Behind the Curtain

E File | Posted on April 30, 2014

I was recently interviewed – and true to every interview, I was asked a commonly asked question: "If you had to start a business all over again, would you do it?" My answer is always a resounding, "No!" Don't get me wrong – I love marketing, public relations and strategy, and I love leading a dynamic team. Every day, I live my bungee jump.

But it's the things behind the curtain that take their toll – someone always wants something. According to our new HR firm, that will always be the case. Owning a business is often romanticized in American culture – everyone wants to be the boss, right? But can everyone handle the pressure? Those who personally know me know I can take a lot for a long period of time. What can I say? I was built to last.

As a person full of passion, I'm careful not to make emotion-driven decisions. I wait and I watch, a key to discerning the difference between a person's character and circumstance. Circumstance is temporary; character is longtime. Someone may be financially challenged for a moment, but they might be cheap, stingy and inconsiderate as a rule. (Shameless plug: For ways to improve character and reap the personal and professional benefits, pick up a copy of my book, Chasing Greatness, from an online retailer near you.)

As I celebrate a new birthday Monday, I'm aware of traits often attributed to Taurus women: our emotional strength and consistency. We can survive the most challenging situations and handle huge amounts of stress. It's not surprising that I am a CEO.

The reality is there are two things you'll always find behind the curtain: 

  • Some people won't like you. A traditional Southern saying in my family is: "Oil and water don't mix." It means two people don't get along. There might not be huge arguments or brawls – some people, for whatever reason, just won't value what you bring. For example, I am a get-it-done business owner. It may be messy, but it's effective. My former mentor from Proctor & Gamble told me there are two types of employees – those concerned with process and those concerned with results. I'm the latter – so my leadership style doesn't always work for people who are process employees. Employees who like my style tend to stay longer, those who don't tend to leave sooner than usual and that's okay. What's important to me is that I'm fair and reasonable.
  • People won't always like your decisions. Last week, I read a quote: "An employee understands what, but the boss understands why." Yesterday, someone asked me what the greatest challenge for me as a business owner has been.

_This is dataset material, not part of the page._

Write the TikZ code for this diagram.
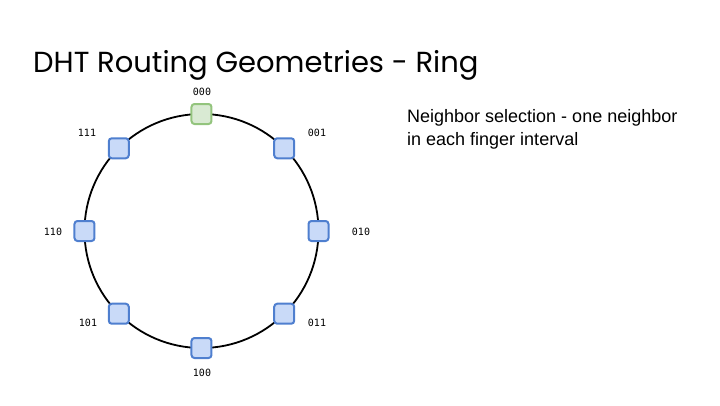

Quite naturally, they would expect me to say winning business, but the greatest frustrations come in the form of armchair quarterbacks. Armchair quarterbacks always have opinions from the sidelines, but never have the guts to get on the field and risk being hurt to make the big pass. The convictions and challenges of the business owner working his or her dream without a fallback plan are not the same as those with the backup plan, a job.

Inevitably, as a boss, you will tick people off. Learn to live with it. As long as your motives are pure and honest, that's all that matters. Finding employees with head/hands (technical skills) and heart (a desire to help your company) isn't easy in today's self-motivated culture – no more than it is finding clients who can see your promise from your potential. As a business owner, at day's end, I ask myself: Can I live with the decisions I've made? If my answer is yes, it's been a good day.